Joan Martinez Alier, Guest Blogger
In May 2013, the international press has become alive to the fact that
there is a lot of unburnable fossil fuels. “Unburnable” carbon has
become a buzz word in The Economist and in The New York Times. If the
oil, gas and coal reserves are burnt at present speed, there is no
chance whatever of limiting carbon dioxide concentration below 500 ppm.
A large part of such reserves must remain in the ground. The Grantham
Institute of the London School of Economics has produced a report that
proves that the policies advanced since 1997 by Oilwatch to leave oil in
the soil were right, and announces that the money value of fossil fuels
reserves will necessarily come down if something is effectively done
against climate change. The Economist (4 May 2013, “Unburnable Fuels”)

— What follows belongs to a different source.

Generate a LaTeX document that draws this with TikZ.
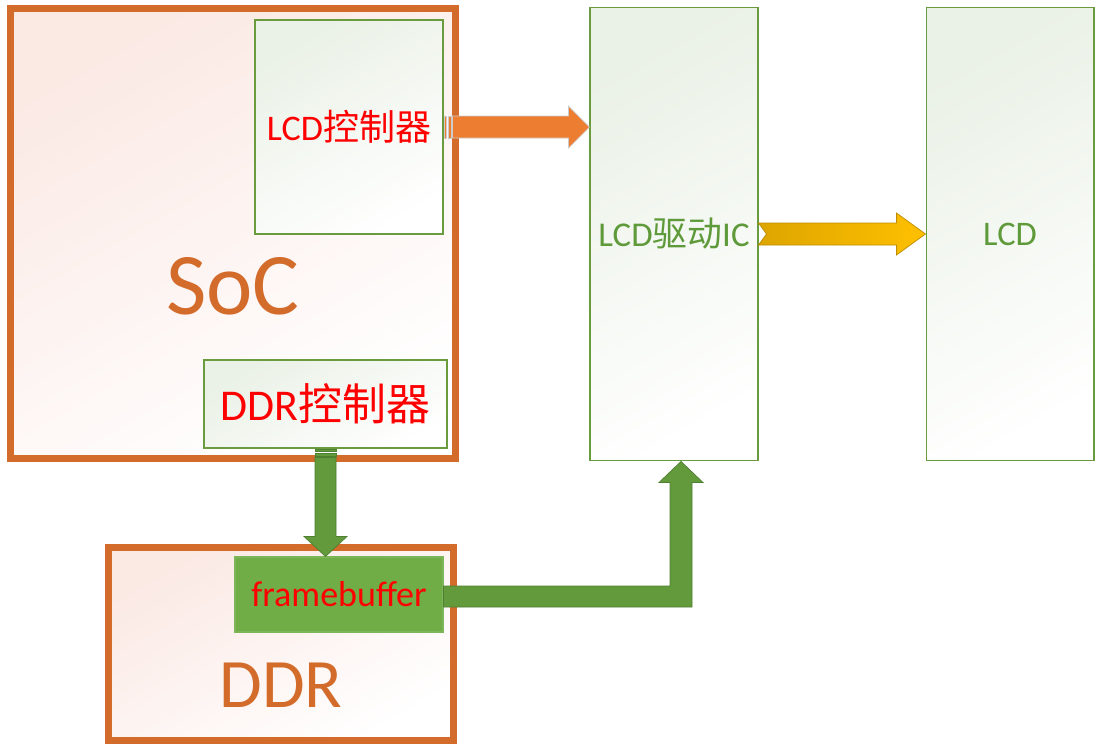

dismisses “technological fixes” such as carbon sequestration and
geo-engineering.
When Svante Arrhenius, a Swedish chemist and Nobel laureate, published
the first articles on climate change in 1896, the carbon dioxide
concentration in the atmosphere was 300 parts per million (ppm). It is
now reaching 400 ppm and rising 2 ppm per year. Arrhenius announced that
by burning coal found underground, industrialised countries were
releasing more and more carbon dioxide in the atmosphere and that this
would increase temperatures. He could not know that in the twentieth
century coal burning worldwide would increase seven-fold or that in
addition to coal burning would be added much more oil and natural gas;
in addition to the effects of deforestation.